For users who are using Xilinx's SDx environments, it is recommended to use the IDE instead of makefiles. For more detailed user instructions, please refer to the docs.

Boards and Performances

Currently, we use Intel's OpenCL SDK v16.1 toolset for compilation of the OpenCL code and implementation of the generated RTL on Altera's FPGAs. For Xilinx FPGAs, the SDAccel and SDSoc development environments v2017.1 are used. PipeCNN has been tested on the following FPGA boards/platforms, and the achieved performances are reported in Table-I. We welcome other vendors/researches to provide performance and cost information on other FPGA platforms/boards.

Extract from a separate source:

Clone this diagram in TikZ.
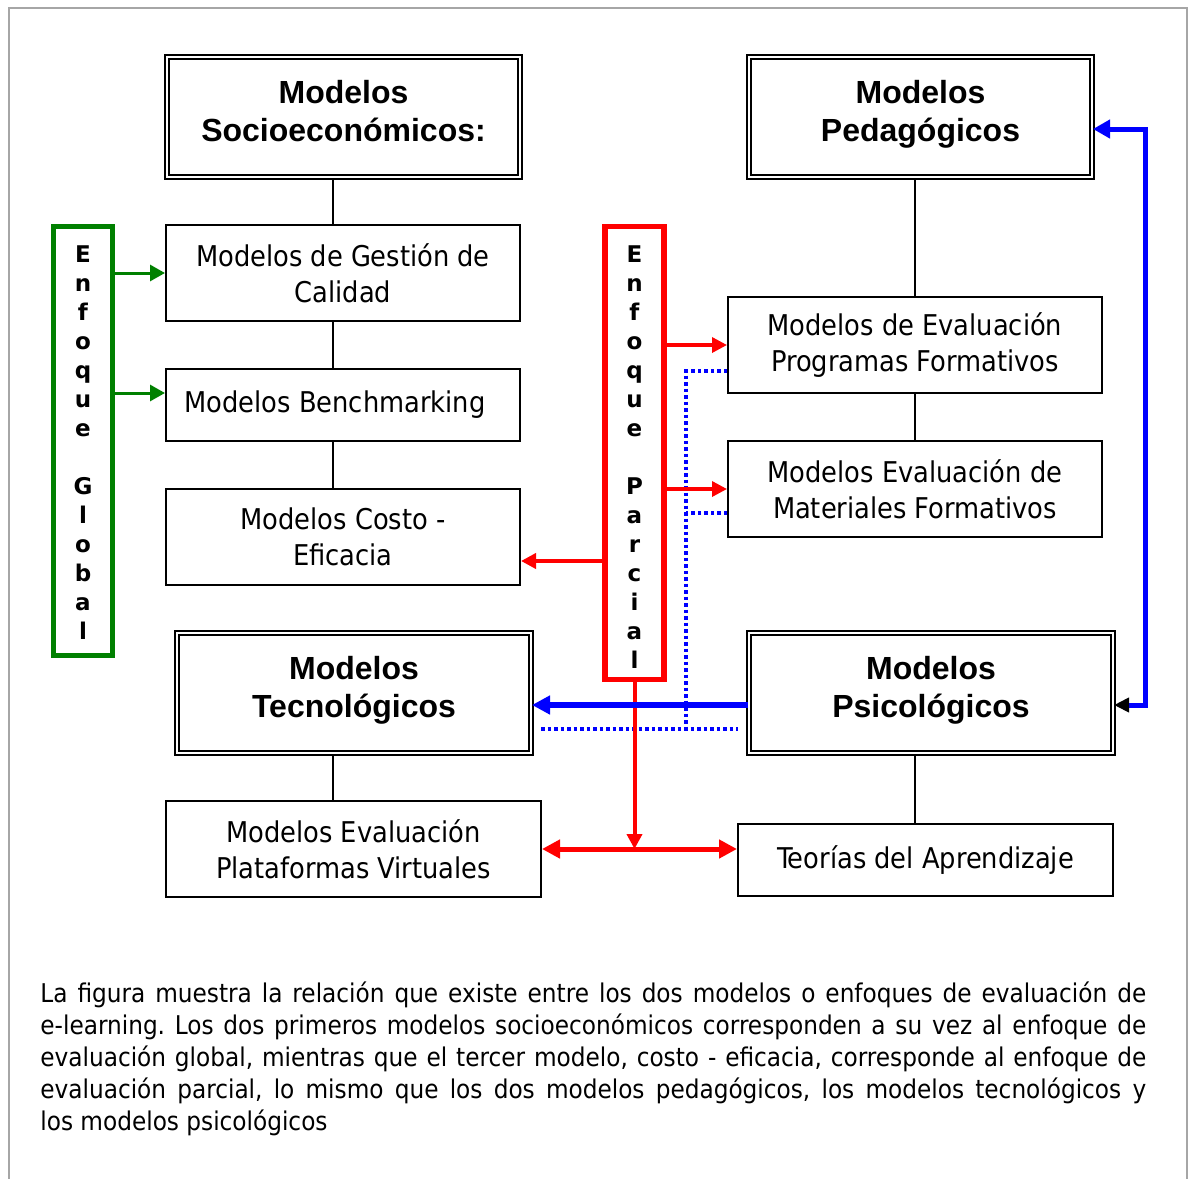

Terasic's DE5-net (Stratix-IV A7 FPGA)
Terasic's DE5a-net (Arria-10 1150 FPGA)
Terasic's DE1-soc (Cyclone-V SEA5 FPGA)
Terasic's DE10-standard (Cyclone-V SXC6 FPGA)
AlphaData's ADM-PCIE-7V3 (Virtex-7 690T FPGA)

Table-I. Performance Measured and Hardware Resource Concumed

Platform	Performance	Speed	CNN Model	DSP Consumed	Configuration
Stratix-V A7	--	--	AlexNet	--	--
Arria-10 1150	--	--	AlexNet	--	--
Cyclone-V SEA5	9.24GOPS	6.6fps	AlexNet	68	V=8,L=8,GP_X=7
Virtex-7 690T	--	--	AlexNet	--	--

Note: parameters V, L, GP_X refers to VEC_SIZE, LANE_NUM, and CONV_GP_SIZE_X, respectively

Update Plans

Implementation of Faster-RCNN (end of August)
Optimization for DE5a-net (Arria-10) targeting 500 fps of AlexNet (end of August)
Support for sparse or Winograd-based convolution algorithms

Citation

Please kindly cite our work of PipeCNN if it helps your research:

Dong Wang, Jiangjing An and Ke Xu, “PipeCNN: An OpenCL-Based FPGA Accelerator for Large-Scale Convolution Neuron Networks”, https://arxiv.org/abs/1611.02450, 2016.

Related Works

There are other FPGA accelerators that also adopt HLS-based design scheme. Some brilliant works are listed as follow. Note that PipeCNN is the first, and only one that is Open-Source （￣︶￣）↗

U. Aydonat, S. O'Connell, D. Capalija, A. C. Ling, and G. R. Chiu. "An OpenCL™ Deep Learning Accelerator on Arria 10," in Proc. FPGA 2017.
N. Suda, V. Chandra, G. Dasika, A. Mohanty, Y. F. Ma, S. Vrudhula, J. S. Seo, and Y. Cao, "Throughput-Optimized OpenCL-based FPGA accelerator for large-scale convolutional neural networks," in Proc. FPGA 2016.
C. Zhang, P. Li, G. Sun, Y. Guan, B. J. Xiao, and J. Cong, "Optimizing FPGA-based accelerator design for deep convolutional neural networks," in Proc. FPGA 2015.